Há ainda mais aspectos interessantes, detalhes importantes. O Diabo mora nos detalhes. O alto custo dos incineradores impõe um modelo de negócios no longo prazo, com contratos de concessão de pelo menos 20 anos de serviço para unidades que podem durar até 100 anos. Isto quer dizer que os incienradores devem, para serem financiadas corretamente a juros baixos, ter garantias do setor público de que serão alimentadas com resíduos secos por pelo menos 40 anos (tempo mínimo de operação de uma usina desse tipo).
O incinerador não admite, além do mais, grandes variações de abastecimento de resíduos, e deve ser constantemente alimentando por uma quantidade estipulada em seu projeto técnico. Isso quer dizer que as cidades que decidem implantar um incinerador, estão se comprometendo à não reciclar uma boa quantidade de resíduos secos por todo esse período (40 a 100 anos), para manter a demanda de abastecimento de resíduos das usinas incineradoras.

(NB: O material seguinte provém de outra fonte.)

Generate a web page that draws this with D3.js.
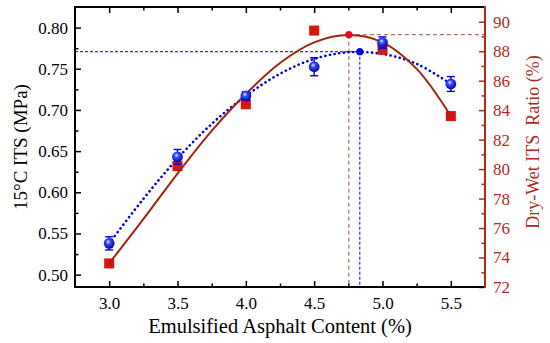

Isso aconteceu recentemente na França que importou lixo seco da vizinha Alemanha, para manter em funcionamento alguns de seus incineradores. Programas de coleta seletiva, intensivos em mão de obra, são bem mais flexíveis. E baratos. E geram muito mais postos de trabalho.
O incinerador de ISSEANE, por exemplo, o mais moderno da França, foi implantado em 2007 e custou 500 milhões de euros (1,250 bilhão de reais); incinera 460 mil toneladas de lixo por ano, produzidas por 1 milhão de pessoas, com uma despesa anual de quase 100 milhões de Reais; o número de empregados diretos na usina não chegam a 100 pessoas. Programas de coleta seletiva geram centenas de vezes mais postos de trabalho. E não produz resíduos perigosos. E o dinheiro fica no país.
É isso aí. Pela Coleta seletiva, contra a incineração.